2. Riconoscere la mancanza di logica nelle risposte di dolore e lutto

Durante una fase di forte attivazione emotiva, di intenso dolore, di profonda sofferenza, dobbiamo aspettarci risposte non necessariamente logiche nella persona che soffre. Offrirle spiegazioni illuminate dal buon senso e dalla logica non aiuta. A livello razionale anche la persona che sta soffrendo sa che tutto passa, che tutti moriamo o che le cose possono non durare. Ma dirglielo in quel momento non aiuta. 

Il dolore sovverte la logica. La logica del dolore è in quel momento l’unica logica possibile, e l’unico linguaggio. 

Può essere d’aiuto riconoscerlo, e cercare quindi di stare in questo sistema, magari con frasi che rispondano più alle esigenze dell’empatia che a quelle della logica, come ad esempio “Posso capire che sia doloroso, anche se non riesco ad immaginare completamente quello che tu ora stai attraversando”.

 

3. Ascoltate

Sembra un consiglio banale, eppure è fondamentale. A volte, presi dal nostro desiderio di aiutare, o di proteggerci dal dolore, ci dimentichiamo di ascoltare ciò di cui l’altro ha veramente bisogno. 

E nei momenti di dolore molto spesso ciò di cui l’altro ha bisogno è semplicemente di essere ascoltato. 
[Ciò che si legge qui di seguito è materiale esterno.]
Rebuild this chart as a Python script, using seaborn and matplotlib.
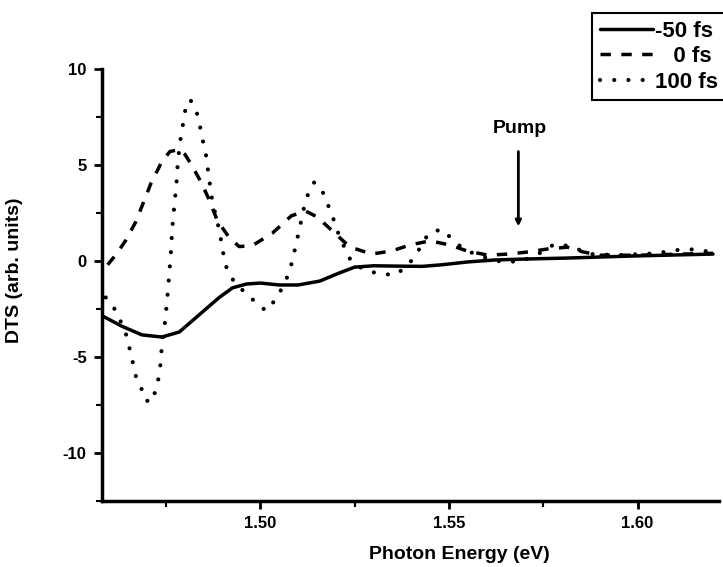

Solo ascoltato. Senza spiegazioni, senza razionalizzazioni, senza dirgli come anche noi nel passato abbiamo affrontato cose simili. Senza cercare necessariamente soluzioni e senza negazioni. Solo ascoltare e far sentire all’altro che ci siamo, che siamo connessi al suo dolore, e che siamo lì per lui.

 

4. Rimanete in relazione con l’altro 

Rimanere in contatto con una persona che sta soffrendo, come abbiamo visto, può essere molto difficile. Tendiamo a difenderci dal dolore allontanandocene, sia nel momento del dolore più intenso (ad esempio mentre ci racconta l’appena avvenuta separazione o durante il funerale), sia nei periodi (giorni o mesi) successivi, in cui comunque il dolore necessita di un certo tempo per essere elaborato e superato. Se nel primo momento possiamo allontanarci dal dolore come abbiamo visto utilizzando quelle frasi, successivamente potremmo essere portati ad allontanarci anche fisicamente o riducendo le interazioni con chi soffre. Ma come nel primo momento a volte è sufficiente offrire ascolto per dare un certo sostegno e sollievo, allo stesso modo anche nei periodi successivi può essere anche sufficiente offrire la propria presenza, ad esempio lasciando un messaggio in cui si dice “se hai bisogno di aiuto ricordati che ci sono per te”, lasciandogli comunque il tempo e lo spazio necessari per attraversare e superare il suo dolore.

 

Se tutto procede per il meglio (e non ci sono complicazioni di altro tipo o cronicizzazioni della sofferenza per cui può essere magari utile l’intervento di uno psicologo) sarà poi la stessa persona, una volta superata la necessaria fase di dolore, che si sentirà pronta, arrivata ad un certo punto, a dirci “sì, è vero, tutto passa, il tempo guarirà tutto”.